• The exercise:
Begin at the line that contains "Write a Python", stop after the line that contains "plt.rcParams['font.family'] = ['Liberation", and reproduce only that span, unaltered.

• Given data:
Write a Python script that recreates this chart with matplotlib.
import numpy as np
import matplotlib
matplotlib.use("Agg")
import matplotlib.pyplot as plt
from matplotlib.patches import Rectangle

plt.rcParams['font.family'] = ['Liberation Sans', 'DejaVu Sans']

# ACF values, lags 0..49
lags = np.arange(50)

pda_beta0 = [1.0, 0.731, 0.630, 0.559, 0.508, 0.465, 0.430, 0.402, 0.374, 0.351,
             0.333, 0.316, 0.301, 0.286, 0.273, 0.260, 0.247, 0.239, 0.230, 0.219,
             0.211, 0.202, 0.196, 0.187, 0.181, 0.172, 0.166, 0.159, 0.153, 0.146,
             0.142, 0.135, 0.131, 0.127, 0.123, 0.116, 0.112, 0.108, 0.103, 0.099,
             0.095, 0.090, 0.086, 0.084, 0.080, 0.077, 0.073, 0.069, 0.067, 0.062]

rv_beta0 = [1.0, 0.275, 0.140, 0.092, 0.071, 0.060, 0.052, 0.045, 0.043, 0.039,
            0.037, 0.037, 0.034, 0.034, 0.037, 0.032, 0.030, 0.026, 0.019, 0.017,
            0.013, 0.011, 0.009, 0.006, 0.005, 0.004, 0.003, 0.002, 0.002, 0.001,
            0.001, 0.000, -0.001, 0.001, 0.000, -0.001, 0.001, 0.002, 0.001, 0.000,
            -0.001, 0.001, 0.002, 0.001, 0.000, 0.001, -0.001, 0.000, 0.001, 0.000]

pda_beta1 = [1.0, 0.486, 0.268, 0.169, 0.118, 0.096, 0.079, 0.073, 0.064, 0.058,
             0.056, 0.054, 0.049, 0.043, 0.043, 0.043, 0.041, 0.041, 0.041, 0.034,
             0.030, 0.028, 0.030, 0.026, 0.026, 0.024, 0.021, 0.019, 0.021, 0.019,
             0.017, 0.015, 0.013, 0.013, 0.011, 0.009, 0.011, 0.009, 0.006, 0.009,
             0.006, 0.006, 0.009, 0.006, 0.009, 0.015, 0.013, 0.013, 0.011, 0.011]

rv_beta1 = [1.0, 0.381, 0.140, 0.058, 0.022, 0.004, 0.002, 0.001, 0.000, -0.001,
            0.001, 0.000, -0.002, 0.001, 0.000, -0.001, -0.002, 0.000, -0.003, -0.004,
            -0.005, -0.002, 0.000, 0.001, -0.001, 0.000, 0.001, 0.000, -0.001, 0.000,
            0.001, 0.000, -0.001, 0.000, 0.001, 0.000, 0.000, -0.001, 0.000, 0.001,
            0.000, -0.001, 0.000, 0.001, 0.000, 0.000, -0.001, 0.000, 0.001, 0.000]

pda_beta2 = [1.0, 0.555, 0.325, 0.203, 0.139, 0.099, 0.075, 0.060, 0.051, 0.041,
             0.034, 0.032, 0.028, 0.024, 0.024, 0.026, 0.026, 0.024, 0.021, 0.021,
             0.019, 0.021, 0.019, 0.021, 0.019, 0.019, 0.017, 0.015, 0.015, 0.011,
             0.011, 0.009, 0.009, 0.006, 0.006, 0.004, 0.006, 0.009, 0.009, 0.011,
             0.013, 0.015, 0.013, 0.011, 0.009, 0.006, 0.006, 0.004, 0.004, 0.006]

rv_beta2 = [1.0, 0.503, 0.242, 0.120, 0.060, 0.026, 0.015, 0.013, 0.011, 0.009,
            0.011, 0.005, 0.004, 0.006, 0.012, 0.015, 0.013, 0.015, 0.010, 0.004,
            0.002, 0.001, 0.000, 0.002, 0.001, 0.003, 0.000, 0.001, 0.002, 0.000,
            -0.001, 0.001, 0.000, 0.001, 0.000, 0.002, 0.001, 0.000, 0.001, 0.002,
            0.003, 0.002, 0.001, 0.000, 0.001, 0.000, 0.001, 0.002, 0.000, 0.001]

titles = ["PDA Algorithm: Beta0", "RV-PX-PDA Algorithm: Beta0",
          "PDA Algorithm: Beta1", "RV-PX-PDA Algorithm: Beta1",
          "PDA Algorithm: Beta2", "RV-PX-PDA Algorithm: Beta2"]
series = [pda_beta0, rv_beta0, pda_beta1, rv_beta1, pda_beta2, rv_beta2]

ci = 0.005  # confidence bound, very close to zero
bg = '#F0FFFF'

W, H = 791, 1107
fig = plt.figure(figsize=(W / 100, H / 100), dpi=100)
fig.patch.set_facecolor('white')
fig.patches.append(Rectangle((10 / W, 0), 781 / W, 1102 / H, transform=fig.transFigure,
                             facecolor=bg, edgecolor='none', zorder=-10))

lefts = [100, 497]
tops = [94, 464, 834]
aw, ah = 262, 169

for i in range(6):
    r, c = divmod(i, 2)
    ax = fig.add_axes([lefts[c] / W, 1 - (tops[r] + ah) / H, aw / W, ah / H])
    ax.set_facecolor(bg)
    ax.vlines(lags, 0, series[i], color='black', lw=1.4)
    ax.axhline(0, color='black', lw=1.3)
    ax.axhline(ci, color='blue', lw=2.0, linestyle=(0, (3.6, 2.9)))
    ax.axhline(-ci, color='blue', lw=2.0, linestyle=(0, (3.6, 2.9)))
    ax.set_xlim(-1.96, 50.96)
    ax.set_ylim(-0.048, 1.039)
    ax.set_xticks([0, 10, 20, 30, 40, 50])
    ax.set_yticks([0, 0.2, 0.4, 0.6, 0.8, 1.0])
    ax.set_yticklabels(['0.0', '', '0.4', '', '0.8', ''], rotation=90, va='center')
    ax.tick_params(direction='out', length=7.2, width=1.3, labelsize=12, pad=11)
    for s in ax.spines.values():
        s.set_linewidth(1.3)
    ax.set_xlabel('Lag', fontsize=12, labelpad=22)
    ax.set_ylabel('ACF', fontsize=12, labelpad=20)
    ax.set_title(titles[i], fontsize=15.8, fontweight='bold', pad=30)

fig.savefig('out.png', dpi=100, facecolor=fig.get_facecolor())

==

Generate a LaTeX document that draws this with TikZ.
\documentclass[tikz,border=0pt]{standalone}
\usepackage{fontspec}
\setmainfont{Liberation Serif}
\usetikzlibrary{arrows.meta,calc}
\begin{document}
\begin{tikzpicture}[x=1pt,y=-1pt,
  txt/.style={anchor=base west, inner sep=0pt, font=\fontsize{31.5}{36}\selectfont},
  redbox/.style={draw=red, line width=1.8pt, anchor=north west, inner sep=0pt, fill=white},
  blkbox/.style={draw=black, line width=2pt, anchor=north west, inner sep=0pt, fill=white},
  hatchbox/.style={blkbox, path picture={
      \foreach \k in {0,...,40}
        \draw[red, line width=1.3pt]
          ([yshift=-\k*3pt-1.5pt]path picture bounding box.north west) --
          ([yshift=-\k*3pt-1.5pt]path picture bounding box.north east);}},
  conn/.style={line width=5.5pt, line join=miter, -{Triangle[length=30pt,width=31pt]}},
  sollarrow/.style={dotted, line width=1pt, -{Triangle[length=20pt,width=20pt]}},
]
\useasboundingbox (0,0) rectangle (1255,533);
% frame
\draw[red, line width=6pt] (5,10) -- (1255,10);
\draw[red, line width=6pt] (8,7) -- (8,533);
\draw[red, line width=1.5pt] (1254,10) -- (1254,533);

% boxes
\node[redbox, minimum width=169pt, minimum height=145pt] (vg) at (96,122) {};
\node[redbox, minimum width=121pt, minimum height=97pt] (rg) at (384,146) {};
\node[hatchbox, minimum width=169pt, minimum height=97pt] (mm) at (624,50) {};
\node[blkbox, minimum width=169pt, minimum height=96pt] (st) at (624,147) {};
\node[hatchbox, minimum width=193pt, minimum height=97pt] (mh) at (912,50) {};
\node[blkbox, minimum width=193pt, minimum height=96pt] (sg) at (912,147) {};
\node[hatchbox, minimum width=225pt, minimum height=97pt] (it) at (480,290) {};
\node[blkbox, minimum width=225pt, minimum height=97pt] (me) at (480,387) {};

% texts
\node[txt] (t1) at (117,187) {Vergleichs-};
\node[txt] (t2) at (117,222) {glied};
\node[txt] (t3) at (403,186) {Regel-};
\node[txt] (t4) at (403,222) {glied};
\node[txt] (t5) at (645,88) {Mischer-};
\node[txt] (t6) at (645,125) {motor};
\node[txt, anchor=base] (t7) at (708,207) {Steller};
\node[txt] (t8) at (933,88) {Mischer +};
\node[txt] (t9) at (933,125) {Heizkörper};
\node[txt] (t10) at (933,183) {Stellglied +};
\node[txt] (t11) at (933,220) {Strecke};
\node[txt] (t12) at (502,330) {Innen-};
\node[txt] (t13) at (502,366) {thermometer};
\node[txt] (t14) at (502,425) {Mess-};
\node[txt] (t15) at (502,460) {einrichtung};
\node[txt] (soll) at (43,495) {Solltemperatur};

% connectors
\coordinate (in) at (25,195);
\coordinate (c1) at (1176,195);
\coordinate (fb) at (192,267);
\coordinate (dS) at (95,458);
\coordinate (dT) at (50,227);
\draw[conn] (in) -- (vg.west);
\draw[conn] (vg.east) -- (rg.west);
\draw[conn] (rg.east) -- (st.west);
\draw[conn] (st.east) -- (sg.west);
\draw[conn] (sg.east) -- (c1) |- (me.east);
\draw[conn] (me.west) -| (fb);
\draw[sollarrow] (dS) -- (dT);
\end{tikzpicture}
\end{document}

• Solution for this exercise:
Write a Python script that recreates this chart with matplotlib.
import numpy as np
import matplotlib
matplotlib.use("Agg")
import matplotlib.pyplot as plt
from matplotlib.patches import Rectangle

plt.rcParams['font.family'] = ['Liberation Sans', 'DejaVu Sans']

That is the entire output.